Repeat every line, exactly, from the very first through the one where "(0,0) rectangle (1358,635);" appears. Add nothing else.

Collected material ▸
============================================================
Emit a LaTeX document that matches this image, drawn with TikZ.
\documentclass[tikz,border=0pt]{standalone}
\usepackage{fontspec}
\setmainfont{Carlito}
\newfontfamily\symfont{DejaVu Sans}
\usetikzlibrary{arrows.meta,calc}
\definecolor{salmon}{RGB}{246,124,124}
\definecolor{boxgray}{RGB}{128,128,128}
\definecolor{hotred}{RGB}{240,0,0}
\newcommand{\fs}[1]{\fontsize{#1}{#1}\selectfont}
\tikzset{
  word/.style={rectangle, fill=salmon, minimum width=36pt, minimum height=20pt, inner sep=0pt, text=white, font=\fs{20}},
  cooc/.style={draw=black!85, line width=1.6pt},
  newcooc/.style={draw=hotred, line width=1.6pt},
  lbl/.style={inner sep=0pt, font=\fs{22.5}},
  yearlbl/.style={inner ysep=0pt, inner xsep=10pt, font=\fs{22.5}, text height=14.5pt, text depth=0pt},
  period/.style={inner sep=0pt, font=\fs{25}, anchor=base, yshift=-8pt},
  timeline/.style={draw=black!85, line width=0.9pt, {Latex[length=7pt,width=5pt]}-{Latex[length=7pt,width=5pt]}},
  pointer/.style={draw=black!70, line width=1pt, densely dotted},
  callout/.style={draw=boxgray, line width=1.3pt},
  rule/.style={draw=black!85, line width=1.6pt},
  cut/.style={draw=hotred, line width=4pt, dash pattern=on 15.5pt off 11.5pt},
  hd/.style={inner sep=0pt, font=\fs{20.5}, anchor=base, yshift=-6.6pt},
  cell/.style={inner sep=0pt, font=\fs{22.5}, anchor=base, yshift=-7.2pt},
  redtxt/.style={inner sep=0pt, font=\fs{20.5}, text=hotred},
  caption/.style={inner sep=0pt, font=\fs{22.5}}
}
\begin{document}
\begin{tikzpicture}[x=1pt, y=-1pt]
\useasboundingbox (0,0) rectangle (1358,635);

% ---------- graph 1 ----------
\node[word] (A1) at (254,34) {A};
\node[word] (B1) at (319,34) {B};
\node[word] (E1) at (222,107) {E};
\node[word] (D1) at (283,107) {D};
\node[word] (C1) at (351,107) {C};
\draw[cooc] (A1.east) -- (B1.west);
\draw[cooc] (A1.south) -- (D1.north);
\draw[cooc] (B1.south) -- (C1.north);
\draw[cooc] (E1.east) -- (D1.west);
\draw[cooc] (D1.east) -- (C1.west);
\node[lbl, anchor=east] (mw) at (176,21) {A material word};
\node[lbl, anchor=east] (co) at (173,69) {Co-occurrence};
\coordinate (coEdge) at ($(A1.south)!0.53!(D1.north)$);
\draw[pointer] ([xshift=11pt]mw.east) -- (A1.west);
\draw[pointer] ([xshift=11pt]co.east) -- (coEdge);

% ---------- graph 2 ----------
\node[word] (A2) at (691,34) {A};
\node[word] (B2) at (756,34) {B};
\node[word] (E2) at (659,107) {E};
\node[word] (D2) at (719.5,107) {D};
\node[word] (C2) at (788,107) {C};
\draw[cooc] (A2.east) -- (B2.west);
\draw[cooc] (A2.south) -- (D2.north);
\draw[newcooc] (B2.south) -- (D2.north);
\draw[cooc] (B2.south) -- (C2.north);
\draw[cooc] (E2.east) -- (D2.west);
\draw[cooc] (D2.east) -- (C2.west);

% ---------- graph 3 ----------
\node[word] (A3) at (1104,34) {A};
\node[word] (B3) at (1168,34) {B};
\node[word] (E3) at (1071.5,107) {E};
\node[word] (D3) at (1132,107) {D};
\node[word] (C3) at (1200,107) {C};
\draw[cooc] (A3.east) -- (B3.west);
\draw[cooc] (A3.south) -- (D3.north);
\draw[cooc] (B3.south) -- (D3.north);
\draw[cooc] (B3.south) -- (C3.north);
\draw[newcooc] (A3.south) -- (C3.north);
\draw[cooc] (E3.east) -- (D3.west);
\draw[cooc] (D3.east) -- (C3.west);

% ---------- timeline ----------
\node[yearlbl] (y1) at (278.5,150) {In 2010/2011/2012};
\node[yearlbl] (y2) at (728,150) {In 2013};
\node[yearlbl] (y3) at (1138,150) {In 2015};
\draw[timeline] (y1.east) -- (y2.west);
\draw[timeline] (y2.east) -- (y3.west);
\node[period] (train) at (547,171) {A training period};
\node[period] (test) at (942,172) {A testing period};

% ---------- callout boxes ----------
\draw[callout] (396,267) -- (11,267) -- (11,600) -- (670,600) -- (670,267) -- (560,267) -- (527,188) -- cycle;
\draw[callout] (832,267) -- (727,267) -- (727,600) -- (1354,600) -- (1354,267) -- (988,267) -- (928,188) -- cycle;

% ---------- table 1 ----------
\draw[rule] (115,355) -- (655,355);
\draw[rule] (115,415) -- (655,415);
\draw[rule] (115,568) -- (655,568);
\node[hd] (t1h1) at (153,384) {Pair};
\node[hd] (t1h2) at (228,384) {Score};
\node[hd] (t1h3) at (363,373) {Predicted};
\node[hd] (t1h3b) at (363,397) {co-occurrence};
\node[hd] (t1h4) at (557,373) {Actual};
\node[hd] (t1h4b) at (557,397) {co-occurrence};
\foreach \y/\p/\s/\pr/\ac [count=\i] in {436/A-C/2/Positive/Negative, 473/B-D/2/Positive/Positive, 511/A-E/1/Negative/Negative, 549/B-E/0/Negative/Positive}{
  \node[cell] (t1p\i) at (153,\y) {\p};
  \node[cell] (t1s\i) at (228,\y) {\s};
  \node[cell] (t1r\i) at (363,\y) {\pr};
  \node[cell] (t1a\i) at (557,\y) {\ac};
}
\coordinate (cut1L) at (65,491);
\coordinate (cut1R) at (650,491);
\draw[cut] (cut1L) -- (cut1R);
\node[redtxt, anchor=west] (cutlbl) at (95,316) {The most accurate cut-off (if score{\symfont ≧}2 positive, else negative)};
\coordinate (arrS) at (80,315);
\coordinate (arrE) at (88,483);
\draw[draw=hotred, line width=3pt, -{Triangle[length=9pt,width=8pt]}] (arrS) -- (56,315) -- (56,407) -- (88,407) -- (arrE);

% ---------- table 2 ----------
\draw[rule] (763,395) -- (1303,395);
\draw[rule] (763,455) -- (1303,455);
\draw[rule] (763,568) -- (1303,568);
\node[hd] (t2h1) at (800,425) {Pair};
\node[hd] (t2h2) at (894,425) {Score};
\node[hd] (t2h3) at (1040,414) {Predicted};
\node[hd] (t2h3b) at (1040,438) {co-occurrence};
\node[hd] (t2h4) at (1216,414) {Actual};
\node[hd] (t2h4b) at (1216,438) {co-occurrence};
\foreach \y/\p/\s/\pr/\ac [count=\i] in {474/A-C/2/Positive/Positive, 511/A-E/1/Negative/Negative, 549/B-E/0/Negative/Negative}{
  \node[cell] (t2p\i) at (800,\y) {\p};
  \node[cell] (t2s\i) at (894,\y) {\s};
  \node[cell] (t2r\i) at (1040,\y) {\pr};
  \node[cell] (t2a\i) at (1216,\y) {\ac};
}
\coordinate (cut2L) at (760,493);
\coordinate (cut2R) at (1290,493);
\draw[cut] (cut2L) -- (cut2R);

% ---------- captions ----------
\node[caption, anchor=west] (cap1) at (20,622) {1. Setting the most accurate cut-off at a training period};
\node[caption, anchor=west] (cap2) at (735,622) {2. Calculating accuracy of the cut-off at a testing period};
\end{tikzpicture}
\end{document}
============================================================
Solution to the exercise ▸
Emit a LaTeX document that matches this image, drawn with TikZ.
\documentclass[tikz,border=0pt]{standalone}
\usepackage{fontspec}
\setmainfont{Carlito}
\newfontfamily\symfont{DejaVu Sans}
\usetikzlibrary{arrows.meta,calc}
\definecolor{salmon}{RGB}{246,124,124}
\definecolor{boxgray}{RGB}{128,128,128}
\definecolor{hotred}{RGB}{240,0,0}
\newcommand{\fs}[1]{\fontsize{#1}{#1}\selectfont}
\tikzset{
  word/.style={rectangle, fill=salmon, minimum width=36pt, minimum height=20pt, inner sep=0pt, text=white, font=\fs{20}},
  cooc/.style={draw=black!85, line width=1.6pt},
  newcooc/.style={draw=hotred, line width=1.6pt},
  lbl/.style={inner sep=0pt, font=\fs{22.5}},
  yearlbl/.style={inner ysep=0pt, inner xsep=10pt, font=\fs{22.5}, text height=14.5pt, text depth=0pt},
  period/.style={inner sep=0pt, font=\fs{25}, anchor=base, yshift=-8pt},
  timeline/.style={draw=black!85, line width=0.9pt, {Latex[length=7pt,width=5pt]}-{Latex[length=7pt,width=5pt]}},
  pointer/.style={draw=black!70, line width=1pt, densely dotted},
  callout/.style={draw=boxgray, line width=1.3pt},
  rule/.style={draw=black!85, line width=1.6pt},
  cut/.style={draw=hotred, line width=4pt, dash pattern=on 15.5pt off 11.5pt},
  hd/.style={inner sep=0pt, font=\fs{20.5}, anchor=base, yshift=-6.6pt},
  cell/.style={inner sep=0pt, font=\fs{22.5}, anchor=base, yshift=-7.2pt},
  redtxt/.style={inner sep=0pt, font=\fs{20.5}, text=hotred},
  caption/.style={inner sep=0pt, font=\fs{22.5}}
}
\begin{document}
\begin{tikzpicture}[x=1pt, y=-1pt]
\useasboundingbox (0,0) rectangle (1358,635);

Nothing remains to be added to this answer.